On boundary crossings of the sample \(p\)th quantile (Q1187532)

For \(0<p<1\), define \(\{\xi_{p,n}, n\geq 1\}\) to be the sample \(p\)-th quantiles of an i.i.d. sequence with distribution function \(F\). Assume that a number \(\xi_ p\) exists such that \(F(\xi_ p)=p\) and \(F'(\xi_ p)>0\). Then define \(\theta_ p=(F'(\xi_ p))^ 2/(2p(1-p))\). Suppose \(b(x)\) is a non-increasing differentiable function such that \(xb^ 2(x)/\log\log x\) is non-decreasing with limit \(\omega\), such that \(\omega\phi_ p>1\), as \(x\to\infty\).
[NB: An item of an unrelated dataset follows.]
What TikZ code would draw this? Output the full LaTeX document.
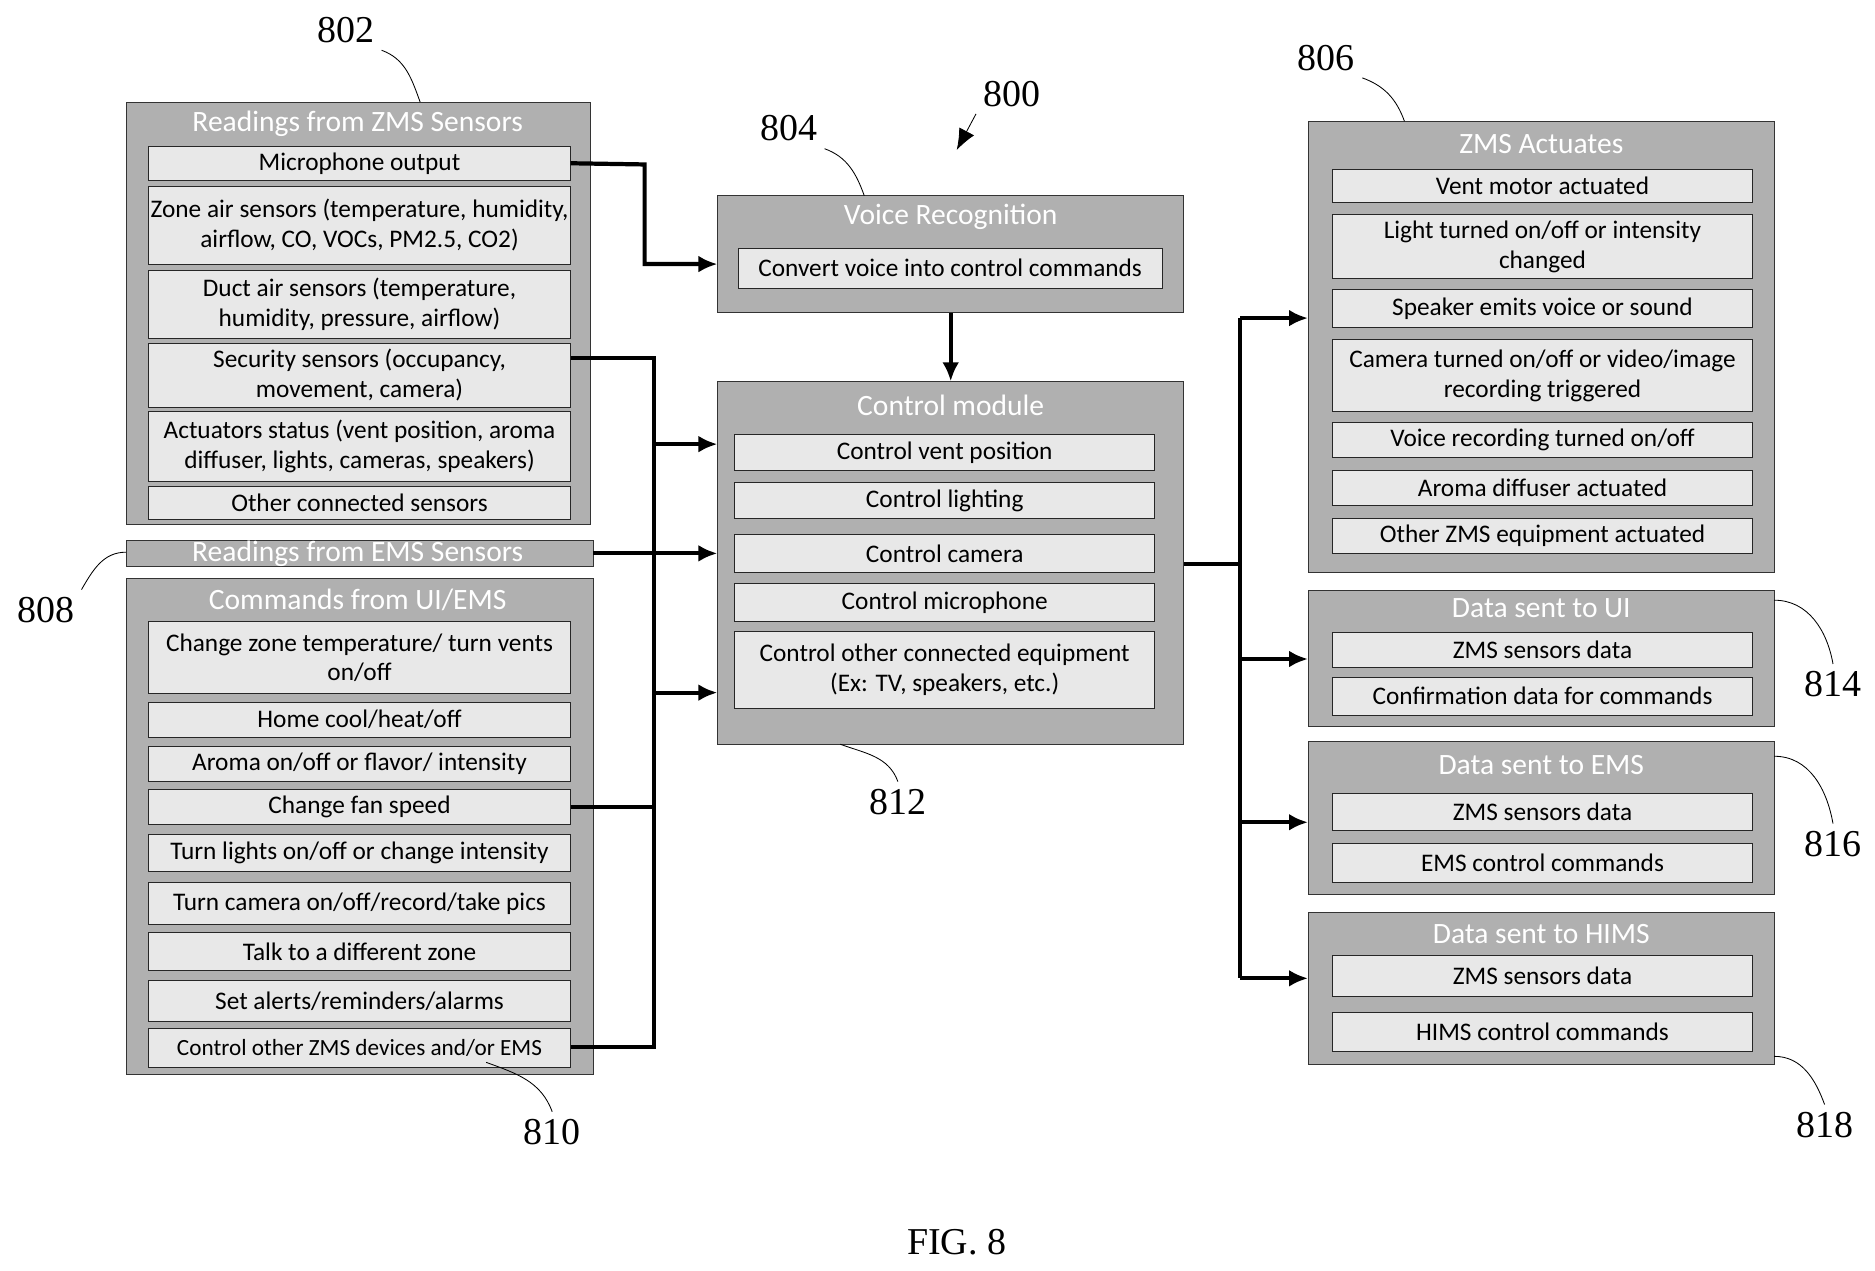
\documentclass[tikz,border=0pt]{standalone}
\usepackage{fontspec}
\setmainfont{Liberation Serif}
\newfontfamily\boxfont{Carlito}
\usetikzlibrary{fit,arrows.meta}
\tikzset{
  outer/.style={draw=gray!40!black,fill=gray!62,inner sep=0pt},
  item/.style={draw=gray!30!black,fill=gray!18,inner sep=0pt},
  head/.style={text=white,font=\boxfont\fontsize{14}{16}\selectfont},
  txt/.style={font=\boxfont\fontsize{12}{14}\selectfont,align=center},
  num/.style={font=\fontsize{18}{20}\selectfont},
  flow/.style={line width=2pt,-{Latex[length=9pt,width=8pt]}},
  bus/.style={line width=2pt},
}
% box from corner to corner with centred text
\newcommand{\zbox}[5][item]{\node[#1,fit={(#2)(#3)}] (#4) {}; \node[txt] at (#4.center) {#5}}

\begin{document}
\begin{tikzpicture}[x=0.02cm,y=-0.02cm]
\useasboundingbox (0,0) rectangle (1562,1058);
% left: ZMS sensors
\zbox[outer]{105,85}{492,437}{zms}{};
\node[head] at (298,103) {Readings from ZMS Sensors};
\zbox{124,122}{475,150}{mic}{Microphone output};
\zbox{124,155}{475,220}{zair}{Zone air sensors (temperature, humidity,\\airflow, CO, VOCs, PM2.5, CO2)};
\zbox{124,225}{475,282}{duct}{Duct air sensors (temperature,\\humidity, pressure, airflow)};
\zbox{124,286}{475,339}{secu}{Security sensors (occupancy,\\movement, camera)};
\zbox{124,343}{475,401}{actst}{Actuators status (vent position, aroma\\diffuser, lights, cameras, speakers)};
\zbox{124,405}{475,433}{oths}{Other connected sensors};
% EMS sensors
\zbox[outer]{105,450}{494,472}{ems}{};
\node[head] at (298,461) {Readings from EMS Sensors};
% commands
\zbox[outer]{105,482}{494,895}{cmd}{};
\node[head] at (298,500) {Commands from UI/EMS};
\zbox{124,518}{475,578}{ctemp}{Change zone temperature/ turn vents\\on/off};
\zbox{124,585}{475,614}{chome}{Home cool/heat/off};
\zbox{124,622}{475,651}{caroma}{Aroma on/off or flavor/ intensity};
\zbox{124,658}{475,687}{cfan}{Change fan speed};
\zbox{124,695}{475,726}{clight}{Turn lights on/off or change intensity};
\zbox{124,735}{475,770}{ccam}{Turn camera on/off/record/take pics};
\zbox{124,777}{475,808}{ctalk}{Talk to a different zone};
\zbox{124,817}{475,851}{calert}{Set alerts/reminders/alarms};
\zbox{124,857}{475,889}{cother}{\fontsize{11}{13}\selectfont Control other ZMS devices and/or EMS};
% voice recognition
\zbox[outer]{598,163}{986,260}{voice}{};
\node[head] at (792,181) {Voice Recognition};
\zbox{615,207}{968,240}{conv}{Convert voice into control commands};
% control module
\zbox[outer]{598,318}{986,620}{ctrl}{};
\node[head] at (792,338) {Control module};
\zbox{612,362}{962,392}{cvent}{Control vent position};
\zbox{612,402}{962,432}{clig}{Control lighting};
\zbox{612,445}{962,477}{ccamr}{Control camera};
\zbox{612,486}{962,518}{cmic}{Control microphone};
\zbox{612,526}{962,590}{coth}{Control other connected equipment\\(Ex: TV, speakers, etc.)};
% ZMS actuates
\zbox[outer]{1090,101}{1478,477}{act}{};
\node[head] at (1284,120) {ZMS Actuates};
\zbox{1110,141}{1460,169}{avent}{Vent motor actuated};
\zbox{1110,179}{1460,232}{alight}{Light turned on/off or intensity\\changed};
\zbox{1110,241}{1460,273}{aspk}{Speaker emits voice or sound};
\zbox{1110,283}{1460,343}{acam}{Camera turned on/off or video/image\\recording triggered};
\zbox{1110,352}{1460,381}{avoice}{Voice recording turned on/off};
\zbox{1110,392}{1460,421}{aaroma}{Aroma diffuser actuated};
\zbox{1110,432}{1460,461}{aother}{Other ZMS equipment actuated};
% data out
\zbox[outer]{1090,492}{1478,605}{dui}{};
\node[head] at (1284,507) {Data sent to UI};
\zbox{1110,527}{1460,556}{duia}{ZMS sensors data};
\zbox{1110,564}{1460,596}{duib}{Confirmation data for commands};
\zbox[outer]{1090,618}{1478,745}{dems}{};
\node[head] at (1284,637) {Data sent to EMS};
\zbox{1110,661}{1460,692}{demsa}{ZMS sensors data};
\zbox{1110,703}{1460,735}{demsb}{EMS control commands};
\zbox[outer]{1090,760}{1478,887}{dhims}{};
\node[head] at (1284,778) {Data sent to HIMS};
\zbox{1110,796}{1460,830}{dhimsa}{ZMS sensors data};
\zbox{1110,843}{1460,876}{dhimsb}{HIMS control commands};

% connectors
\coordinate (b1) at (537,137);
\coordinate (b2) at (537,220);
\draw[flow] (mic.east) -- (b1) -- (b2) -- (voice.west |- b2);
\draw[flow] (voice.south) -- (ctrl.north);
\coordinate (lt) at (545,298);
\coordinate (lb) at (545,872);
\draw[bus] (secu.east |- lt) -- (lt) -- (lb) -- (cother.east |- lb);
\draw[bus] (cfan.east) -- (cfan.east -| lt);
\draw[flow] (545,370) -- (ctrl.west |- 0,370);
\draw[flow] (545,577) -- (ctrl.west |- 0,577);
\draw[flow] (ems.east) -- (ctrl.west |- ems.east);
\coordinate (rb) at (1033,470);
\draw[bus] (ctrl.east |- rb) -- (rb);
\draw[bus] (1033,265) -- (1033,815);
\foreach \y/\t in {265/act,549/dui,685/dems,815/dhims}
  \draw[flow] (1033,\y) -- (\t.west |- 0,\y);

% reference numbers
\node[num] (n802) at (288,25) {802};
\draw (n802.south east) to[out=-20,in=110] (350,85);
\node[num] (n804) at (657,107) {804};
\draw (n804.south east) to[out=-20,in=110] (720,163);
\node[num] (n800) at (843,78) {800};
\draw[-{Latex[length=10pt,width=8pt]}] (n800.south west) -- (797,125);
\node[num] (n806) at (1105,48) {806};
\draw (n806.south east) to[out=-20,in=110] (1170,101);
\node[num] (n808) at (38,508) {808};
\draw (n808.north east) to[out=60,in=180] (105,460);
\node[num] (n810) at (460,943) {810};
\draw (n810.north) to[out=110,in=-20] (405,885);
\node[num] (n812) at (748,668) {812};
\draw (n812.north) to[out=110,in=-20] (700,620);
\node[num] (n814) at (1527,570) {814};
\draw (n814.north) to[out=100,in=0] (1478,500);
\node[num] (n816) at (1527,703) {816};
\draw (n816.north) to[out=100,in=0] (1478,630);
\node[num] (n818) at (1520,937) {818};
\draw (n818.north) to[out=110,in=0] (1478,880);
\node[font=\fontsize{18}{20}\selectfont] (fig) at (797,1035) {FIG. 8};
\end{tikzpicture}
\end{document}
By a theorem of \textit{L. de Haan} [Ann. of Statist. 2, 815-818 (1974; Zbl 0315.62021)], \[ L(b)=\sup\{n: | \xi_{p,n}-\xi_ p| > b(n)\} \] and \[ N(b)=\sum^ \infty_{n=1} I(|\xi_{p,n}-\xi_ p| > b(n)) \] are random variables. Define \(\theta_ p'=\theta_ p\) if \(\omega=+\infty\); \(\theta_ p'=\theta_ p-\omega^{-1}\) otherwise. Then it is shown that \[ Eg_ r(L(b))< \infty\quad\text{if and only if}\quad \theta\leq r<\theta_ p', \] where \(g_ r(x)=\exp \{rxb^ 2(x)\}\), provided that (i) \(xb^ 2(x)/\log x\downarrow 0\) or (ii) \(b(x)\to 0\) and \(xb^ 2(x)/\log x\) is non-decreasing. Similar results are established for \(N(b)\), and for one-sided versions of \(L(b)\) and \(N(b)\). This work extends some results of the second author and \textit{C.-C. Chao} [Stat. Probab. Lett. 6, 117-123 (1987; Zbl 0634.60027)].